Generative Artificial Intelligence (GenAI) and applications such as ChatGPT have become the latest tech buzzwords
Gartner predicts GenAI will have a profound impact on business and society, positioning it on the peak of inflated expectation within its Hype cycle for emerging technologies, 2023, and projecting that it will reach transformational benefit within two to five years.
Despite being met with excitement by many, AI anxiety is spreading far and wide as people consider the impacts it could have on future jobs – and the potential security implications surrounding data.
You don’t have to look too hard through today’s headlines to find news surrounding AI and in particular, how the Government plans to tackle safety implications.
Earlier this year Prime Minister Rishi Sunak announced the UK’s plans to host the first major global summit, in order to mitigate the risks associated with mass AI implementation. Meanwhile, the EU Data Protection Supervisor has created a task force to assess GenAI systems.
With security and data sovereignty remaining a key concern, this begs the question – what is the reality of this cutting-edge technology in today’s business landscape?
GenAI in business
With the right know-how, GenAI promises to create conversational interfaces that engage customers in a more personalized way, leading to improved customer satisfaction and loyalty.
In the future it could also, when combined with other technologies and processes, empower organizations to provide round-the-clock support, increased efficiency and data-driven insights to improve future products and services.
The truth is – the concept of AI systems generating content predates the specific terminology used to describe it, and various related terms and ideas have been present in AI research for decades.
Organizations have been reaping the benefits of natural language models for some time now within the contact center, in order to optimize customer experience whilst boosting productivity.
While tools such as ChatGPT can certainly be seen as a development, Chatbots as a whole have also existed for many years, allowing customers to self-serve and find answers to common questions through AI-powered self-service portals.
Although GenAI tools such as these can be used for diverse purposes – including customer support, lead generation, and natural language processing – the context in which they are used must be considered carefully.
For example, using AI to personalize content for customers on a large scale can be achieved with minimal consequences. On the other hand, for any high-risk organization – for example, an NHS trust dealing with a patient, or a local council dealing with a social care requirement – relying solely on an AI decision could lead to disaster.
To reap the benefits on offer, it is important to acknowledge that a) a one-size-fits-all approach to GenAI simply won’t cut it and b) you need to have humans in the loop in order for it to be safe and effective.
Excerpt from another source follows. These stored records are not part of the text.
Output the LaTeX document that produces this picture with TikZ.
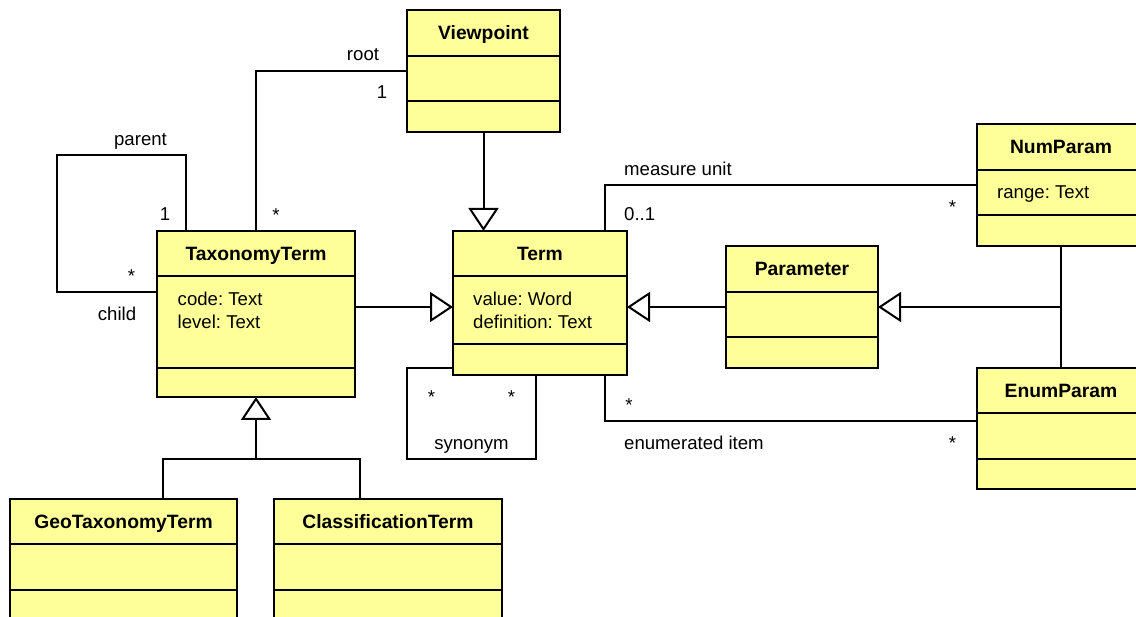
\documentclass[tikz,border=0pt]{standalone}
\usepackage{fontspec}
\setmainfont{Liberation Sans}
\usetikzlibrary{calc,arrows.meta}
\definecolor{umlyellow}{RGB}{255,255,153}
\frenchspacing
\begin{document}
\begin{tikzpicture}[x=1pt,y=-1pt,
  classbox/.style={draw,fill=umlyellow,line width=2pt,inner sep=0pt,outer sep=0pt},
  divider/.style={line width=2pt},
  classname/.style={anchor=base,inner sep=0pt,font=\fontsize{19.3}{22}\selectfont\bfseries},
  attr/.style={anchor=base west,inner sep=0pt,font=\fontsize{18.6}{22}\selectfont},
  lbl/.style={anchor=base,inner sep=0pt,font=\fontsize{18.6}{22}\selectfont},
  lblw/.style={anchor=base west,inner sep=0pt,font=\fontsize{18.6}{22}\selectfont},
  assoc/.style={line width=2pt},
  gen/.style={line width=2pt,-{Triangle[open,length=23pt,width=30pt]}}]
\clip (0,0) rectangle (1136,617);
\fill[white] (0,0) rectangle (1136,617);

% class boxes
\node[classbox,minimum width=153pt,minimum height=122pt] (vp) at (483.5,71) {};
\node[classbox,minimum width=198pt,minimum height=166pt] (tax) at (256,314) {};
\node[classbox,minimum width=174pt,minimum height=144pt] (term) at (540,303) {};
\node[classbox,minimum width=152pt,minimum height=122pt] (param) at (802,307) {};
\node[classbox,minimum width=168pt,minimum height=122pt] (num) at (1061,185) {};
\node[classbox,minimum width=168pt,minimum height=121pt] (enum) at (1061,428.5) {};
\node[classbox,minimum width=227pt,minimum height=122pt] (geo) at (123.5,560) {};
\node[classbox,minimum width=228pt,minimum height=122pt] (cls) at (388,560) {};

% compartment dividers
\foreach \c/\a/\b in {vp/46/91, tax/45/137, term/45/113, param/46/91,
                      num/46/91, enum/45/91, geo/45/91, cls/45/91}{
  \draw[divider] ($(\c.north west)+(0,\a)$) -- ($(\c.north east)+(0,\a)$);
  \draw[divider] ($(\c.north west)+(0,\b)$) -- ($(\c.north east)+(0,\b)$);
}

% class names
\node[classname] (vp-n) at ($(vp.north)+(0,30)$) {Viewpoint};
\node[classname] (tax-n) at ($(tax.north)+(0,30)$) {TaxonomyTerm};
\node[classname] (term-n) at ($(term.north)+(0,30)$) {Term};
\node[classname] (param-n) at ($(param.north)+(0,30)$) {Parameter};
\node[classname] (num-n) at ($(num.north)+(0,30)$) {NumParam};
\node[classname] (enum-n) at ($(enum.north)+(0,30)$) {EnumParam};
\node[classname] (geo-n) at ($(geo.north)+(0,30)$) {GeoTaxonomyTerm};
\node[classname] (cls-n) at ($(cls.north)+(0,30)$) {ClassificationTerm};

% attributes
\node[attr] (tax-a1) at ($(tax.north west)+(20.5,75)$) {code: Text};
\node[attr] (tax-a2) at ($(tax.north west)+(20.5,98)$) {level: Text};
\node[attr] (term-a1) at ($(term.north west)+(20,75)$) {value: Word};
\node[attr] (term-a2) at ($(term.north west)+(20,98)$) {definition: Text};
\node[attr] (num-a1) at ($(num.north west)+(20,75)$) {range: Text};

% associations
\draw[assoc] (tax.north) |- (vp.west);
\coordinate (loopA) at (57,155);
\draw[assoc] ($(tax.north west)+(29,0)$) |- (loopA) |- ($(tax.north west)+(0,61)$);
\draw[assoc] ($(term.north east)+(-22,0)$) |- (num.west);
\draw[assoc] ($(term.south east)+(-22,0)$) |- ($(enum.north west)+(0,53)$);
\coordinate (synA) at (407,459);
\draw[assoc] ($(term.south west)+(0,-7)$) -| (synA) -| ($(term.south west)+(83,0)$);

% generalizations
\draw[gen] ($(tax.north east)+(0,76)$) -- ($(term.north west)+(0,76)$);
\draw[gen] (vp.south) -- (vp.south |- term.north);
\draw[gen] (param.west) -- (param.west -| term.east);
\draw[assoc] (num.south) -- (enum.north);
\coordinate (pjoin) at (num.south |- param.east);
\draw[gen] (pjoin) -- (param.east);
\coordinate (genjoin) at ($(tax.south)+(0,62)$);
\draw[gen] (genjoin) -- (tax.south);
\draw[assoc] ($(geo.north west)+(152.5,0)$) |- (genjoin) -| ($(cls.north west)+(86,0)$);

% role names and multiplicities
\node[lbl] (l-root) at (363,61) {root};
\node[lbl] (l-root1) at (382,99) {1};
\node[lbl] (l-rootm) at (276,222) {*};
\node[lbl] (l-parent) at (140.5,146) {parent};
\node[lbl] (l-parent1) at (165,221) {1};
\node[lbl] (l-childm) at (131.5,283) {*};
\node[lbl] (l-child) at (117,321) {child};
\node[lblw] (l-mu) at (624,176) {measure unit};
\node[lblw] (l-mu1) at (624,221) {0..1};
\node[lbl] (l-mum) at (952.5,214) {*};
\node[lbl] (l-eim1) at (629,412) {*};
\node[lblw] (l-ei) at (624,450) {enumerated item};
\node[lbl] (l-eim2) at (952.5,450) {*};
\node[lbl] (l-syn1) at (431.6,404) {*};
\node[lbl] (l-syn2) at (511.6,404) {*};
\node[lbl] (l-syn) at (471.5,450) {synonym};
\end{tikzpicture}
\end{document}
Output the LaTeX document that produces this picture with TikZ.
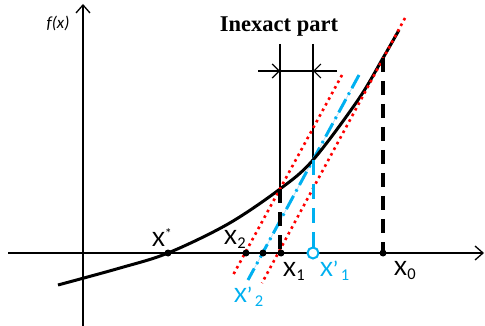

As depicted by IBM’s Ginni Rometty ‘augmented intelligence’ is a much more accurate term – rather than replacing people, AI is a technology to augment human intelligence.
Be aware of the risks
A lack of human intelligence also poses wider concerns around the viability of tools such as ChatGPT. AI models can be prone to inheriting certain biases present in their training data, which can lead to potentially biased or discriminatory responses to user inputs.
Misinformation is another key concern when an AI model is not carefully supervised or fine-tuned. This can happen when an AI model may not fully understand the context of the question resulting in an inappropriate response.
The biggest risk for organizations, however, is the impact GenAI could have on data. As the hype around AI continues to grow, so does the apprehension surrounding security and privacy.
Last month, Snapchat was issued with a preliminary enforcement notice over potential failure to properly assess the privacy risk associated with its generative AI chatbot ‘My AI.’ The UK Information Commissioner’s investigation found that the social media platform Snap failed to adequately identify and assess the risks to several million ‘My AI’ users in the UK, including children aged 13 to 17.
Businesses need to be cautious about the data they feed into AI models, who by and where it is being processed (i.e., whether it is a controlled environment) – ensuring compliance with relevant data protection laws and regulations to protect customer privacy.
Whilst existing regulations such as GDPR are already applicable to GenAI systems, additional regulation surrounding AI will be critical to securing its future. Establishing guidelines and a set of standards for protecting public data will facilitate responsible AI development and implementation within the enterprise.
Making AI safe and applicable
Whilst some of the hype surrounding GenAI can be justified, it is also useful for two reasons. Firstly, exposure has raised awareness surrounding data sovereignty and privacy concerns when adopting new tools and technologies. Secondly, it has the potential to inspire businesses to think about their own AI usage.
Automating intelligently, however, requires businesses to consider what they want to achieve, and how. Making sure AI usage is safe and applicable must remain at the forefront of any transformation journey.
Platform-as-a-Service tools such as low-code platforms, which are designed as open and interoperable platforms, can support the implementation of ChatGPT and other GenAI applications by providing pre-built AI components, integration capabilities, and an easy-to-use visual interface for developers and non-technical users to design and deploy AI-powered applications.
For enterprises that implement AI in this manner, there are benefits to be had. Whilst the reality may be smaller than expected (at this stage) – the impact on customer and employee experience can still be significant if implemented effectively.
By adopting platforms that empower the simple and secure integration of AI, businesses can start experimenting with GenAI, taking small but safe steps towards their transformation goals.